VSMs on “Autopilot”… Is that Legal?


Several Shareholder Meeting experts have been noting the fact that many meetings this season have clearly been largely and sometimes totally “on autopilot” and musing on whether this is “Legal” - including our friend and fellow meeting devotee Doug Chia, who concludes that it is “a novel & unsettled question.”


Doug notes, correctly, in our non-lawyer’s opinion, that “When a specific set of people are required to meet to accomplish a specific thing on a designated date and at a designated time, to me that means all of those people have to convene, or be invited to convene, and do what needs to be done at the same time, even if it’s on a teleconference or video-conference instead of in the same room. As we know, the laws of most states (including Delaware) allow companies to hold a shareholder meeting “virtually” (i.e., with no physical meeting place) if certain requirements are met. But, even if everyone is together only in cyberspace, they still have to be there at the same time.”

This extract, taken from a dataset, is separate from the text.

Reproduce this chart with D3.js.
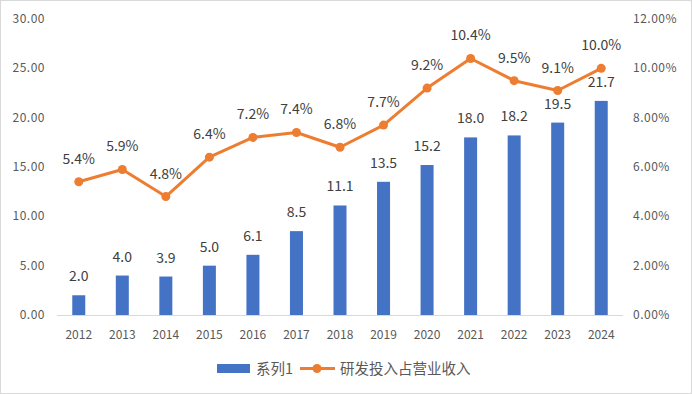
<!DOCTYPE html>
<html><head><meta charset="utf-8">
<script src="https://cdn.jsdelivr.net/npm/d3@7/dist/d3.min.js"></script>
<style>body{margin:0;background:#fff}svg{display:block}</style>
</head><body>
<script>
const years = ["2012","2013","2014","2015","2016","2017","2018","2019","2020","2021","2022","2023","2024"];
const barValues = [2.0,4.0,3.9,5.0,6.1,8.5,11.1,13.5,15.2,18.0,18.2,19.5,21.7];
const lineValues = [5.4,5.9,4.8,6.4,7.2,7.4,6.8,7.7,9.2,10.4,9.5,9.1,10.0];
const leftTicks = [0,5,10,15,20,25,30];
const rightTicks = [0,2,4,6,8,10,12];
const barName = "系列1";
const lineName = "研发投入占营业收入";

const W=692,H=394;
const svg=d3.select("body").append("svg").attr("width",W).attr("height",H);
svg.append("rect").attr("x",0.5).attr("y",0.5).attr("width",W-1).attr("height",H-1).attr("fill","#fff").attr("stroke","#d9d9d9");
const font="'Noto Sans CJK SC','DejaVu Sans',sans-serif";
const x=d3.scaleBand().domain(years).range([57,623]);
const yL=d3.scaleLinear().domain([0,30]).range([315,19]);
const yR=d3.scaleLinear().domain([0,12]).range([315,19]);
const txt="#595959";

svg.append("g").selectAll("text").data(leftTicks).join("text")
 .attr("x",45).attr("y",d=>yL(d)+4).attr("text-anchor","end")
 .attr("font-family",font).attr("font-size",12).attr("fill",txt).attr("letter-spacing",0.5)
 .text(d=>d.toFixed(2));
svg.append("g").selectAll("text").data(rightTicks).join("text")
 .attr("x",633).attr("y",d=>yR(d)+4).attr("text-anchor","start")
 .attr("font-family",font).attr("font-size",12).attr("fill",txt).attr("letter-spacing",0.5)
 .text(d=>d.toFixed(2)+"%");
svg.append("line").attr("x1",57).attr("x2",623).attr("y1",315.5).attr("y2",315.5).attr("stroke","#d9d9d9");
svg.append("g").selectAll("text").data(years).join("text")
 .attr("x",d=>x(d)+x.bandwidth()/2).attr("y",339).attr("text-anchor","middle")
 .attr("font-family",font).attr("font-size",12).attr("fill",txt).text(d=>d);

const bw=13;
svg.append("g").selectAll("rect").data(barValues).join("rect")
 .attr("x",(d,i)=>x(years[i])+x.bandwidth()/2-bw/2).attr("width",bw)
 .attr("y",d=>yL(d)).attr("height",d=>yL(0)-yL(d)).attr("fill","#4472C4");
svg.append("g").selectAll("text").data(barValues).join("text")
 .attr("x",(d,i)=>x(years[i])+x.bandwidth()/2).attr("y",d=>yL(d)-14)
 .attr("text-anchor","middle").attr("font-family",font).attr("font-size",14).attr("fill","#404040")
 .text(d=>d.toFixed(1));

const line=d3.line().x((d,i)=>x(years[i])+x.bandwidth()/2).y(d=>yR(d));
svg.append("path").datum(lineValues).attr("d",line).attr("fill","none").attr("stroke","#ED7D31").attr("stroke-width",3).attr("stroke-linejoin","round");
svg.append("g").selectAll("circle").data(lineValues).join("circle")
 .attr("cx",(d,i)=>x(years[i])+x.bandwidth()/2).attr("cy",d=>yR(d)).attr("r",4.5).attr("fill","#ED7D31");
svg.append("g").selectAll("text").data(lineValues).join("text")
 .attr("x",(d,i)=>x(years[i])+x.bandwidth()/2).attr("y",d=>yR(d)-18)
 .attr("text-anchor","middle").attr("font-family",font).attr("font-size",14).attr("fill","#404040")
 .text(d=>d.toFixed(1)+"%");

const lg=svg.append("g");
lg.append("rect").attr("x",217).attr("y",364).attr("width",33).attr("height",9).attr("fill","#4472C4");
lg.append("text").attr("x",256).attr("y",374).attr("font-family",font).attr("font-size",14.5).attr("fill",txt).text(barName);
lg.append("line").attr("x1",300).attr("x2",335).attr("y1",368.5).attr("y2",368.5).attr("stroke","#ED7D31").attr("stroke-width",3);
lg.append("circle").attr("cx",317).attr("cy",368.5).attr("r",4.5).attr("fill","#ED7D31");
lg.append("text").attr("x",340).attr("y",374).attr("font-family",font).attr("font-size",14.5).attr("fill",txt).text(lineName);
</script>
</body></html>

So for starters, the OPTIMIZER says that so-called “Shareholder Meetings” that run completely “on autopilot” - AND that do not allow shareholders a “reasonable opportunity to participate” - by being able to ask a question, and get an answer in real time is NOT holding a “Legally Conducted Meeting” - even before considering state laws that make it clear that shareholders must have the ability to VOTE at a Virtual Meeting while the Meeting is in progress…which totally auto-piloted meetings did not allow for at all.


Doug notes that “As I’ve said many times before, there is no legal requirement for a corporation to have a Q&A session at an annual meeting.” - and here we do not quite agree: While there is no “black-letter law,” for sure, the idea that a share-owner who comes to a “meeting” to vote could be prohibited from asking “reasonable questions” before voting on “the business before the Meeting” would never be upheld if legally challenged, in our book - based not only on common sense, and on any careful analysis of what a “meeting” is - where the ability to speak on the business at hand is a given, we say - and has been for 150+ years.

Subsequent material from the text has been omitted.